Exercise aim:
Gather all lines with the word "that" in them.

Entries:

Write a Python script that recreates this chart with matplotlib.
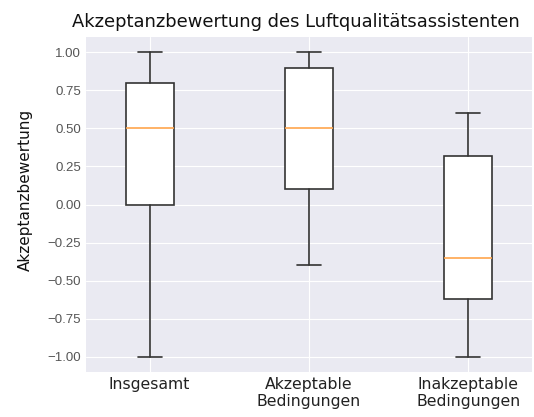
import matplotlib
matplotlib.use("Agg")
import matplotlib.pyplot as plt

# box statistics
labels = ["Insgesamt", "Akzeptable\nBedingungen", "Inakzeptable\nBedingungen"]
whislo = [-1.0, -0.4, -1.0]
q1 = [0.0, 0.1, -0.62]
med = [0.5, 0.5, -0.35]
q3 = [0.8, 0.9, 0.32]
whishi = [1.0, 1.0, 0.6]

plt.style.use("seaborn-v0_8-darkgrid")

stats = []
for i in range(len(labels)):
    stats.append({"label": labels[i], "whislo": whislo[i], "q1": q1[i],
                  "med": med[i], "q3": q3[i], "whishi": whishi[i], "fliers": []})

fig = plt.figure(figsize=(5.34, 4.17), dpi=100)
ax = fig.add_axes([0.161, 0.108, 0.835, 0.803])

ax.bxp(stats, widths=0.3, patch_artist=True, showfliers=False,
       boxprops=dict(facecolor="white", edgecolor="#333333", linewidth=1.2),
       whiskerprops=dict(color="#333333", linewidth=1.2),
       capprops=dict(color="#333333", linewidth=1.2),
       medianprops=dict(color="#ffa64d", linewidth=1.2))

ax.set_xlim(0.6, 3.4)
ax.set_ylim(-1.1, 1.1)
ax.set_yticks([-1.0, -0.75, -0.5, -0.25, 0.0, 0.25, 0.5, 0.75, 1.0])
ax.set_yticklabels([f"{v:.2f}".replace("-", "\u2212") for v in ax.get_yticks()],
                   fontsize=9.5, color="#555555", family="Liberation Sans")
for t in ax.get_xticklabels():
    t.set_family("DejaVu Sans")
    t.set_fontsize(11.3)
    t.set_color("#222222")
ax.set_ylabel("Akzeptanzbewertung", fontsize=11, color="#111111", family="DejaVu Sans")
ax.yaxis.set_label_coords(-0.12, 0.545)
ax.set_title("Akzeptanzbewertung des Luftqualitätsassistenten", fontsize=12.9,
             color="#111111", family="DejaVu Sans", pad=7, x=0.47)

fig.savefig("out.png", dpi=100)
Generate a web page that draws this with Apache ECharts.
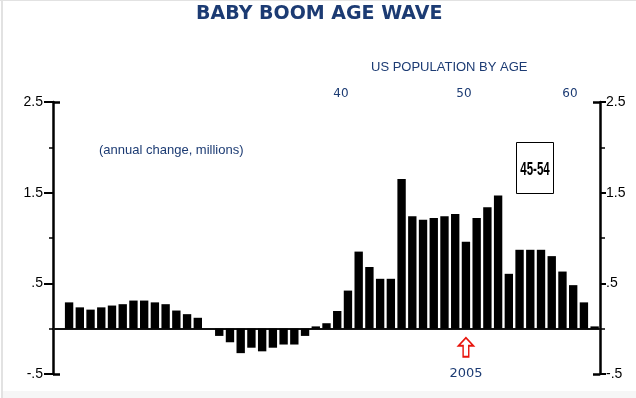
<!DOCTYPE html>
<html>
<head>
<meta charset="utf-8">
<style>
  html, body { margin: 0; padding: 0; background: #fff; }
  #main { width: 636px; height: 398px; }
</style>
<script src="https://cdn.jsdelivr.net/npm/echarts@6/dist/echarts.min.js"></script>
</head>
<body>
<div id="main"></div>
<script>
// 年份（第一格留空，与左轴之间的间隔）
var years = [];
for (var y = 1967; y <= 2017; y++) years.push(String(y));

// 年度变化（百万）
var values = [null,
  0.29, 0.235, 0.21, 0.235, 0.255, 0.27, 0.31, 0.31, 0.29, 0.27,
  0.20, 0.16, 0.12, 0, -0.08, -0.15, -0.27, -0.21, -0.25, -0.21,
  -0.175, -0.175, -0.08, 0.025, 0.06, 0.195, 0.42, 0.85, 0.68, 0.55,
  0.55, 1.65, 1.24, 1.20, 1.22, 1.24, 1.265, 0.96, 1.22, 1.34,
  1.47, 0.605, 0.87, 0.87, 0.87, 0.80, 0.63, 0.48, 0.29, 0.025
];

var ageLabels = ['40', '50', '60'];
var markYear = '2005';
var boxText = '45-54';

var navy = '#1c3b73';

var chartDom = document.getElementById('main');
var myChart = echarts.init(chartDom);

function tickLabel(v) {
  return String(v).replace('0.', '.');
}

// 左右轴的公共部分
function valueAxis(pos, tickLen, minorLen, margin) {
  return {
    type: 'value',
    position: pos,
    min: -0.5,
    max: 2.5,
    interval: 1,
    splitLine: { show: false },
    axisLine: { show: true, lineStyle: { color: '#000', width: 2.5 } },
    axisTick: { show: true, length: tickLen, lineStyle: { color: '#000', width: 2 } },
    minorTick: { show: true, splitNumber: 2, length: minorLen, lineStyle: { color: '#000', width: 1.5 } },
    axisLabel: {
      margin: margin,
      formatter: tickLabel,
      color: '#000',
      fontFamily: 'Liberation Sans',
      fontSize: 14
    }
  };
}

// 两端的内侧短横
function capAxis(pos) {
  return {
    type: 'value',
    position: pos,
    min: -0.5,
    max: 2.5,
    interval: 3,
    splitLine: { show: false },
    axisLine: { show: false },
    axisLabel: { show: false },
    axisTick: { show: true, inside: true, length: 7, lineStyle: { color: '#000', width: 2.5 } }
  };
}

var option = {
  backgroundColor: '#fff',
  animation: false,
  title: [
    {
      text: 'BABY BOOM AGE WAVE',
      left: 196,
      top: 5,
      padding: 0,
      textStyle: { color: navy, fontFamily: 'DejaVu Sans', fontWeight: 'bold', fontSize: 19 }
    },
    {
      text: 'US POPULATION BY AGE',
      left: 371,
      top: 61,
      padding: 0,
      textStyle: { color: navy, fontFamily: 'Liberation Sans', fontWeight: 'normal', fontSize: 13 }
    },
    {
      text: '(annual change, millions)',
      left: 99,
      top: 144,
      padding: 0,
      textStyle: { color: navy, fontFamily: 'Liberation Sans', fontWeight: 'normal', fontSize: 13 }
    }
  ],
  graphic: [
    // 图片边框
    { type: 'rect', shape: { x: 0, y: 0, width: 636, height: 1 }, style: { fill: '#e2e2e2' }, silent: true },
    { type: 'rect', shape: { x: 1, y: 0, width: 2, height: 398 }, style: { fill: '#e2e2e2' }, silent: true },
    { type: 'rect', shape: { x: 3, y: 391, width: 633, height: 7 }, style: { fill: '#f6f6f6' }, silent: true },
    // 年龄刻度
    { type: 'text', x: 341, y: 94, style: { text: ageLabels[0], fill: navy, font: '12px "DejaVu Sans"', align: 'center', verticalAlign: 'middle' } },
    { type: 'text', x: 464, y: 94, style: { text: ageLabels[1], fill: navy, font: '12px "DejaVu Sans"', align: 'center', verticalAlign: 'middle' } },
    { type: 'text', x: 570, y: 94, style: { text: ageLabels[2], fill: navy, font: '12px "DejaVu Sans"', align: 'center', verticalAlign: 'middle' } },
    // 45-54 方框
    { type: 'rect', shape: { x: 516.5, y: 142.5, width: 37, height: 51 }, style: { fill: 'none', stroke: '#000', lineWidth: 1 }, silent: true },
    { type: 'text', x: 535, y: 170, scaleX: 0.64, style: { text: boxText, fill: '#000', font: 'bold 18px "Liberation Sans"', align: 'center', verticalAlign: 'middle' } }
  ],
  grid: {
    left: 53,
    right: 36,
    top: 102,
    bottom: 24,
    containLabel: false
  },
  xAxis: {
    type: 'category',
    data: years,
    axisLine: { onZero: true, onZeroAxisIndex: 0, lineStyle: { color: '#111', width: 2 } },
    axisTick: { show: false },
    axisLabel: { show: false },
    splitLine: { show: false }
  },
  yAxis: [
    valueAxis('left', 9, 4, 10),
    valueAxis('right', 6, 5, 6),
    capAxis('left'),
    capAxis('right')
  ],
  series: [
    {
      type: 'bar',
      data: values,
      barCategoryGap: '22%',
      itemStyle: { color: '#000' },
      markPoint: {
        silent: true,
        data: [
          {
            coord: [markYear, -0.205],
            symbol: 'path://M8,0 L16,8 L11,8 L11,19 L5,19 L5,8 L0,8 Z',
            symbolSize: [15, 19],
            itemStyle: { color: '#fff', borderColor: '#e8140c', borderWidth: 1.6 },
            label: {
              show: true,
              position: 'bottom',
              distance: 9,
              formatter: markYear,
              color: navy,
              fontFamily: 'DejaVu Sans',
              fontSize: 13
            }
          }
        ]
      }
    }
  ]
};

option && myChart.setOption(option);
</script>
</body>
</html>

In response:
Write a Python script that recreates this chart with matplotlib.
Generate a web page that draws this with Apache ECharts.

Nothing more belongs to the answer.